Plaintiffs in multiple lawsuits claim their baby powder products contained elements of asbestos in the talc, the main ingredient in hundreds of cosmetic products, food additives, and lubricants, and therefore can cause cancer.
Because these lawsuits have been inundated with scientific testimony from all sides, a judge in a Federal District Court in New Jersey held a Daubert hearing, examining the methodologies and credibility of the science presented in the case.
For those interested in countering junk science in the courts, this is a big one.
The Daubert opinion, written by Chief Judge Freda Wolfson, sheds a lot of light on the process of determining whether certain expert analysis can be entered as evidence for juries to consider.
In this specific case in New Jersey, all experts from the plaintiff-side who had part of their testimonies thrown out because their methodologies were questionable or they made claims they couldn’t back up. All defense witnesses will be heard without reservations.

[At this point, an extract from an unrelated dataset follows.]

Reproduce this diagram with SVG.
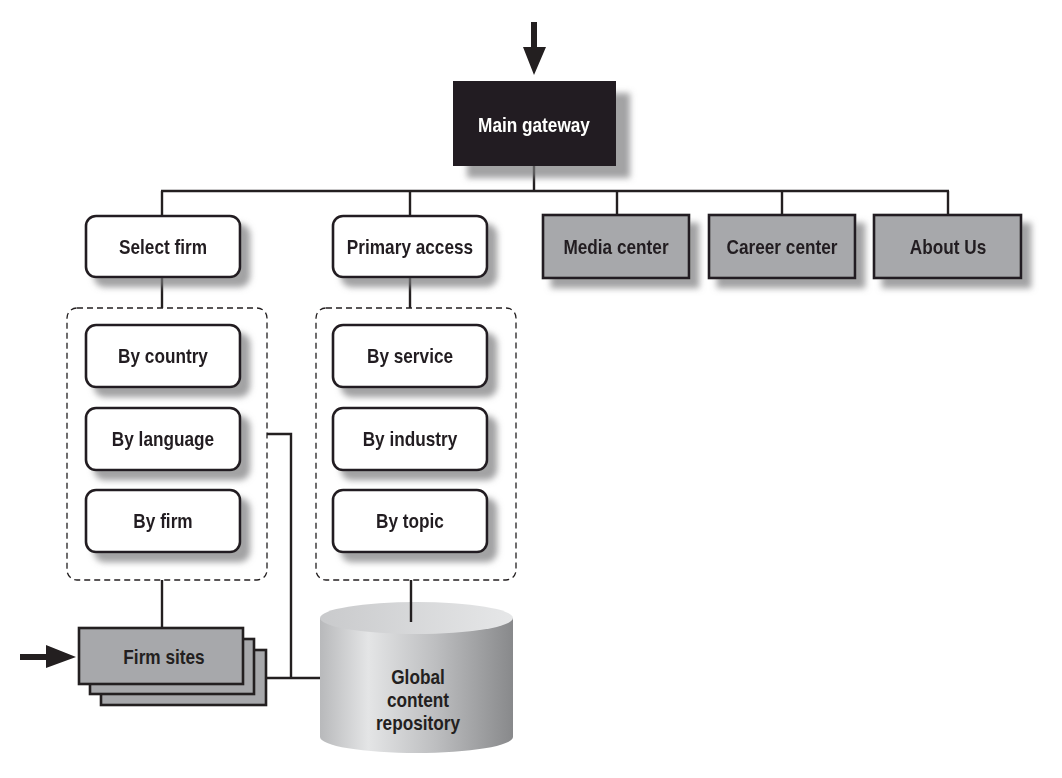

Overall, there’s a lot of “Battle of the Experts” here, and it makes for fascinating reading.
There was a lot of debate about the strength of weakness of “epidemiological studies” – tell me if you’ve heard about those recently – and about whether expert witnesses were basing their testimonies on “subjective belief or unsupported speculation”.
Specifically, one of the main witnesses says talcum powder causes inflammation in certain cells, and then uses that to claim it’s carcinogenic. Chief Judge Wolfson torches him for his claim without causation.
“For all these reasons, the Court finds that Dr. Saed’s opinion that talc causes ovarian cancer is unsupported by the findings of his study—which can only arguably demonstrate that use of talcum powder causes inflammation in ovarian cells.”Chief Judge Freda Wolfson, Daubert opinion, pg. 24
Second, because there was no transformation of the cell under experimentation, which is usually how we can prove a link to cancer, the judge called his conclusions “unreliable”.
What is more, Dr. Saed’s findings with respect to CA-125 further demonstrate that his opinion with respect to ovarian cancer causation is unreliable.Chief Judge Freda Wolfson, Daubert opinion, pg. 56
The second main expert witness gets knocked down for producing scientific experiments that can in no way be replicated. The judge points out that each additional attempt at replication came up with a negative for asbestos, which is claimed to be the carcinogen in focus.
“Without that information, which is internally created by MAS, reproducing Dr. Longo’s test under the PLM would not be possible, and hence, the testing is unreliable…J-3’s PLM analysis was negative for asbestos for each sample.”Chief Judge Freda Wolfson, Daubert opinion, pg. 23
It’s obviously very difficult for courts to examine and establish good science from bad science.
That’s why Daubert hearings are supposed to weigh methodologies, like disproven bite-mark analysis or tire tracks (as many Netflix series are now exposing).
A lot of junk science is taken as fact because it’s in the courtroom, and that’s wrong. That’s exactly what was explained to us last week on Consumer Choice Radio by Jerry Buting, the famed attorney of Steven Avery from the series Making a Murderer.
What we know is that science is a powerful tool to use in lawsuits that affect millions of consumers or innocent people’s lives, but it can be flawed and have bad consequences.
For that reason, we need good legal reform in each state’s tort system to ensure we can uphold good scientific evidence. Justice depends on it.